If you're spending more than an hour in Sprint Planning, you're doing it wrong. Most teams I coach complain that planning feels like a hostage situation—everyone staring at a Jira board, waiting for the PM to justify why we’re working on this, or devs questioning the points assigned to a task.
The problem isn't the framework; it's the lack of focus. You don't need a massive, detailed plan—you need a shared understanding of what matters right now.
To reclaim your time and sanity, stop going through the motions. At the start of every planning session, force the team to answer these three questions:
1. What is the one goal that defines success for this sprint?
Not "we need to finish these 15 tickets." What outcome are we trying to achieve? Is it launching the user auth flow? Is it fixing the critical performance bug that's driving support crazy? If you can't state the goal in one sentence, you aren't ready to plan.
2. What is the biggest risk to achieving this goal?

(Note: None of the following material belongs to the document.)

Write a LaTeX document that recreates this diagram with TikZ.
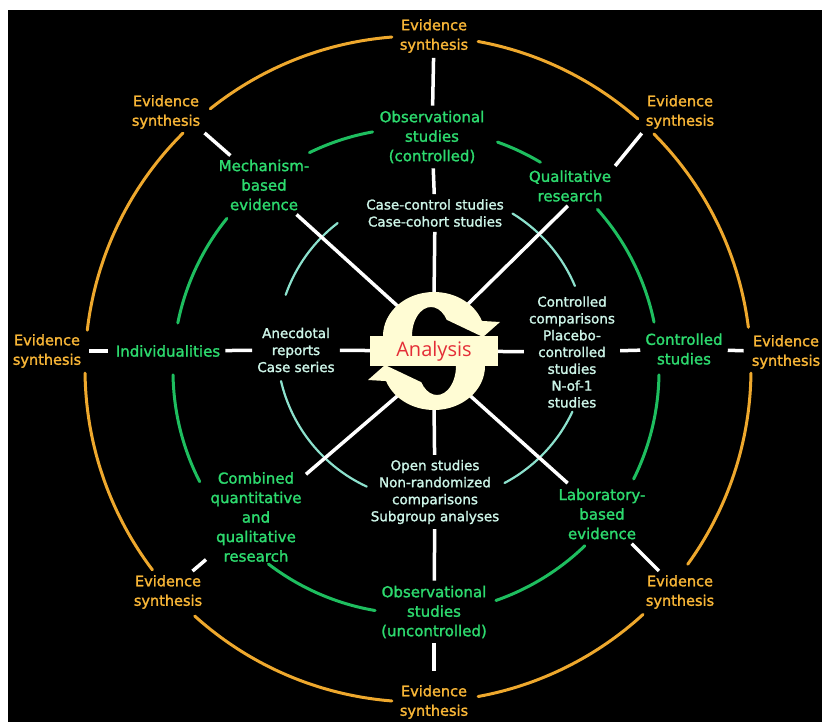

Don't wait until the sprint is half over to talk about dependencies or blockers. Ask the team upfront: "What could derail this?" Is it waiting on an API from the data team? Is it unclear design requirements? Identify the landmines early so you can build a path around them.
3. If we fall behind, what are we willing to cut?
This is the hardest question, but the most important. If we hit a snag, what scope can we drop without killing the goal? This gives the team autonomy to manage themselves during the sprint. It stops the panic when the inevitable "oops, this took longer than expected" happens.
A Real Example
I remember a team struggling with 4-hour planning sessions. We implemented these three questions. The first 15 minutes were a bit awkward, but by the third sprint, planning dropped to 45 minutes. Why? Because the team knew exactly what the priority was. When we hit a blocker, they knew they could cut the "nice-to-have" polish on a secondary feature to preserve the core goal.
Stop the theatre. Start the conversation.
Takeaways
- Define one clear, outcome-focused goal for the sprint.
- Identify the biggest risk early to build a path around it.
- Explicitly define what scope can be dropped to protect the sprint goal.